Exercise
Your task is to retype, word for word, the lines from the start of the data through the line holding "25.7, 17.9, 16.4];". Do not include the pictures.

Data provided
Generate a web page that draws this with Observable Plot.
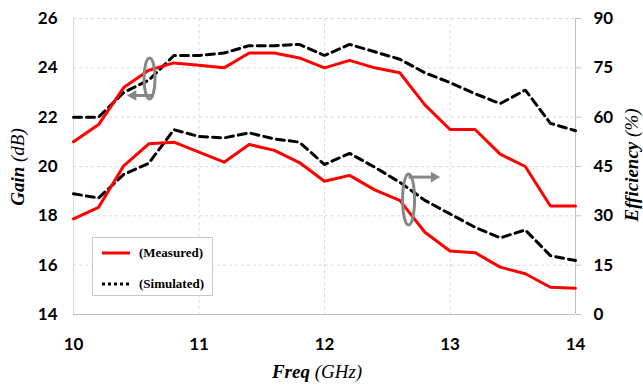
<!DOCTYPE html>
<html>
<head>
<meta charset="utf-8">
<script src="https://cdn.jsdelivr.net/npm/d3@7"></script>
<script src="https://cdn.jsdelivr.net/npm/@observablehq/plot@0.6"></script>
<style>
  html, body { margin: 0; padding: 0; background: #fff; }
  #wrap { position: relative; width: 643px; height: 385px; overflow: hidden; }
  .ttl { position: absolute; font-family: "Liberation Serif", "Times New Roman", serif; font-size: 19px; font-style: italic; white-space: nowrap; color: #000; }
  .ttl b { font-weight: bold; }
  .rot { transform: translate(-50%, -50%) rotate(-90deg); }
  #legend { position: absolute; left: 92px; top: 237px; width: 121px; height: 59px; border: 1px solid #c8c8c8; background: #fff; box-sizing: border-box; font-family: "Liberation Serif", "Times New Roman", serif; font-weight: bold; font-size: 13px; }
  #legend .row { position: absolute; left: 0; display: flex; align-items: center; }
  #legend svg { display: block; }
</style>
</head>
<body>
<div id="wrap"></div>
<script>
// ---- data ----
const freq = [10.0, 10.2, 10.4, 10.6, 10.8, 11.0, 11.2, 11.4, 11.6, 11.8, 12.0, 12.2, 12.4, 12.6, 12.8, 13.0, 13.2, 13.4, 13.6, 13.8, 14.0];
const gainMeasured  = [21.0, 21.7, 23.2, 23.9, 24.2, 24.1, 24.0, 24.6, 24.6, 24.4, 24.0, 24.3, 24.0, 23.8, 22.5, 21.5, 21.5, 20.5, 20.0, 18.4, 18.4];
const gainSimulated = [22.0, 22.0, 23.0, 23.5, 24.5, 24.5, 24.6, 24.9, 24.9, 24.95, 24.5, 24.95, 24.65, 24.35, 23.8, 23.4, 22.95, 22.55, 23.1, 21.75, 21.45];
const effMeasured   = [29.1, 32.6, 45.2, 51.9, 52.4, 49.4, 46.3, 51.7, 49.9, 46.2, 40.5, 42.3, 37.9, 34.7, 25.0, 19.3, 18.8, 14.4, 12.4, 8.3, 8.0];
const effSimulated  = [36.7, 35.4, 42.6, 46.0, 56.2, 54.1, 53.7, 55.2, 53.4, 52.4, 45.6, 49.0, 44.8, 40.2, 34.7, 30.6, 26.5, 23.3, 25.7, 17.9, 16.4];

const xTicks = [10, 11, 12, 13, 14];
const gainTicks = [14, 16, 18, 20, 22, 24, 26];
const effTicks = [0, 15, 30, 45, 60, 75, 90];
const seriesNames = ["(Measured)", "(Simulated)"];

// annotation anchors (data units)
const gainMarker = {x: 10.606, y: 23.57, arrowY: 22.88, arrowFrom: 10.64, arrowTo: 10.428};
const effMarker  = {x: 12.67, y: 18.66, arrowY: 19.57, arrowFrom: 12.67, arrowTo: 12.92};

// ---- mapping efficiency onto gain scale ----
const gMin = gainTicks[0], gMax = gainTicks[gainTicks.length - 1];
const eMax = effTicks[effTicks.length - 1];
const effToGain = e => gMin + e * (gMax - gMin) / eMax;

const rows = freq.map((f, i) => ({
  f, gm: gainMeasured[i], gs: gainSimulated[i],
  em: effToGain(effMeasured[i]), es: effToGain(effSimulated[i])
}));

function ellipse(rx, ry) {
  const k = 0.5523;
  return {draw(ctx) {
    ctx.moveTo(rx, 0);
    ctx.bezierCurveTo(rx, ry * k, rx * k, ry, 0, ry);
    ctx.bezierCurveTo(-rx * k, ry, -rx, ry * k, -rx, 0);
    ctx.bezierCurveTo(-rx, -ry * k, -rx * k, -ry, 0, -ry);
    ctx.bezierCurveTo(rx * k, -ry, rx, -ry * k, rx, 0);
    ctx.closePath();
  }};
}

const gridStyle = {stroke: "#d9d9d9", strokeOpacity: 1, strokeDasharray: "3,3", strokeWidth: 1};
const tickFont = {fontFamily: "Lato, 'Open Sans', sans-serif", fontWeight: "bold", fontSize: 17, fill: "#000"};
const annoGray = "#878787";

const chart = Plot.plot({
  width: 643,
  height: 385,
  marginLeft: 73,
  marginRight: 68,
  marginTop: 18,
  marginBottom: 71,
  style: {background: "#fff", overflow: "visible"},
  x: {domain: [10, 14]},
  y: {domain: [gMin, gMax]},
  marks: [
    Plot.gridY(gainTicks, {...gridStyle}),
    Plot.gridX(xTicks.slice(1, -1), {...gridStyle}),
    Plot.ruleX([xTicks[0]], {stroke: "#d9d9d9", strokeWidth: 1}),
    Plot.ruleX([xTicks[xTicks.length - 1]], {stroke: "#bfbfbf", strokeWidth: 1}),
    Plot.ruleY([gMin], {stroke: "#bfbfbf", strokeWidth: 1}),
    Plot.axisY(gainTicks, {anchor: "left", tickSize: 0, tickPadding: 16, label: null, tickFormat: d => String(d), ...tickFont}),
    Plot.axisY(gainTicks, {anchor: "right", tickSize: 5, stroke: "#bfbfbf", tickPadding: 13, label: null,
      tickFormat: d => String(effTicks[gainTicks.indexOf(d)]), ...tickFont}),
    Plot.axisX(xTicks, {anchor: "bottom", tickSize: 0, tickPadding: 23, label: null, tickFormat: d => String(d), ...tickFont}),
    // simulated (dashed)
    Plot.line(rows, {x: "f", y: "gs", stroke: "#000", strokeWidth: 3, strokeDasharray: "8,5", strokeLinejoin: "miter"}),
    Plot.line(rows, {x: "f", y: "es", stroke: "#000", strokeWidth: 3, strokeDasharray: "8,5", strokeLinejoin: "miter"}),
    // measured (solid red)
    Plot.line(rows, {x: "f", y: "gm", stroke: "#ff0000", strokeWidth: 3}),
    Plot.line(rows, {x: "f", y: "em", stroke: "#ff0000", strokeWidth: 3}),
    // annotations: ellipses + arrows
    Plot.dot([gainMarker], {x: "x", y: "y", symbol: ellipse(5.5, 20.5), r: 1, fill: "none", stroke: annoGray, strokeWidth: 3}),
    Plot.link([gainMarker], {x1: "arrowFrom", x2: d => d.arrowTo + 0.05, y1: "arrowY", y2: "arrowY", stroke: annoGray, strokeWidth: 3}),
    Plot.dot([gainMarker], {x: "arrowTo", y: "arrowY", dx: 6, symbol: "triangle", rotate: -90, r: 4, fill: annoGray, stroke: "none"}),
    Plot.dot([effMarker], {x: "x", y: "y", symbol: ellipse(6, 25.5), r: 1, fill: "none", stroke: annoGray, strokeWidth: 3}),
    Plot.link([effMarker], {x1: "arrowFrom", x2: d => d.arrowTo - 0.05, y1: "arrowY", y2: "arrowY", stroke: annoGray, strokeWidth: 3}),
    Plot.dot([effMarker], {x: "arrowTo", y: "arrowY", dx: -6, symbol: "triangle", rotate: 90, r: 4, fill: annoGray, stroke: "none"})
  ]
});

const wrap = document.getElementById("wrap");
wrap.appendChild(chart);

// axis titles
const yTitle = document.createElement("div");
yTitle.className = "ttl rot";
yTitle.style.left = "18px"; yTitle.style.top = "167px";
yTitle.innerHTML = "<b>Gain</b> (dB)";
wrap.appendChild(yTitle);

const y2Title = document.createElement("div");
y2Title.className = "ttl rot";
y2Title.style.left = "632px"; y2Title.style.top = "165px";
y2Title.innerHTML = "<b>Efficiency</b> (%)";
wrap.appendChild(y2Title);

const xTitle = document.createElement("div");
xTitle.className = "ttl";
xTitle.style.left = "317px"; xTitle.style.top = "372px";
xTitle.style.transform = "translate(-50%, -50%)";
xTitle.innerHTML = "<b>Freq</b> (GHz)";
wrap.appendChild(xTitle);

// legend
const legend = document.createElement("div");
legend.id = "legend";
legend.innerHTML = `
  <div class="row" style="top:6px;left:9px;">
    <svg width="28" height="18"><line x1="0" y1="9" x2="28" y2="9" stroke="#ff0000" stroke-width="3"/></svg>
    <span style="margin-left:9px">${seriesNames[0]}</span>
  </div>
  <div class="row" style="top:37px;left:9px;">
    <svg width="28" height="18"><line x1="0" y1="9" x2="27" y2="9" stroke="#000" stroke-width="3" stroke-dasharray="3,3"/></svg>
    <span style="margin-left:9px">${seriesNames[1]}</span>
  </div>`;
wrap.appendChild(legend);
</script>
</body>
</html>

Result for this task
Generate a web page that draws this with Observable Plot.
<!DOCTYPE html>
<html>
<head>
<meta charset="utf-8">
<script src="https://cdn.jsdelivr.net/npm/d3@7"></script>
<script src="https://cdn.jsdelivr.net/npm/@observablehq/plot@0.6"></script>
<style>
  html, body { margin: 0; padding: 0; background: #fff; }
  #wrap { position: relative; width: 643px; height: 385px; overflow: hidden; }
  .ttl { position: absolute; font-family: "Liberation Serif", "Times New Roman", serif; font-size: 19px; font-style: italic; white-space: nowrap; color: #000; }
  .ttl b { font-weight: bold; }
  .rot { transform: translate(-50%, -50%) rotate(-90deg); }
  #legend { position: absolute; left: 92px; top: 237px; width: 121px; height: 59px; border: 1px solid #c8c8c8; background: #fff; box-sizing: border-box; font-family: "Liberation Serif", "Times New Roman", serif; font-weight: bold; font-size: 13px; }
  #legend .row { position: absolute; left: 0; display: flex; align-items: center; }
  #legend svg { display: block; }
</style>
</head>
<body>
<div id="wrap"></div>
<script>
// ---- data ----
const freq = [10.0, 10.2, 10.4, 10.6, 10.8, 11.0, 11.2, 11.4, 11.6, 11.8, 12.0, 12.2, 12.4, 12.6, 12.8, 13.0, 13.2, 13.4, 13.6, 13.8, 14.0];
const gainMeasured  = [21.0, 21.7, 23.2, 23.9, 24.2, 24.1, 24.0, 24.6, 24.6, 24.4, 24.0, 24.3, 24.0, 23.8, 22.5, 21.5, 21.5, 20.5, 20.0, 18.4, 18.4];
const gainSimulated = [22.0, 22.0, 23.0, 23.5, 24.5, 24.5, 24.6, 24.9, 24.9, 24.95, 24.5, 24.95, 24.65, 24.35, 23.8, 23.4, 22.95, 22.55, 23.1, 21.75, 21.45];
const effMeasured   = [29.1, 32.6, 45.2, 51.9, 52.4, 49.4, 46.3, 51.7, 49.9, 46.2, 40.5, 42.3, 37.9, 34.7, 25.0, 19.3, 18.8, 14.4, 12.4, 8.3, 8.0];
const effSimulated  = [36.7, 35.4, 42.6, 46.0, 56.2, 54.1, 53.7, 55.2, 53.4, 52.4, 45.6, 49.0, 44.8, 40.2, 34.7, 30.6, 26.5, 23.3, 25.7, 17.9, 16.4];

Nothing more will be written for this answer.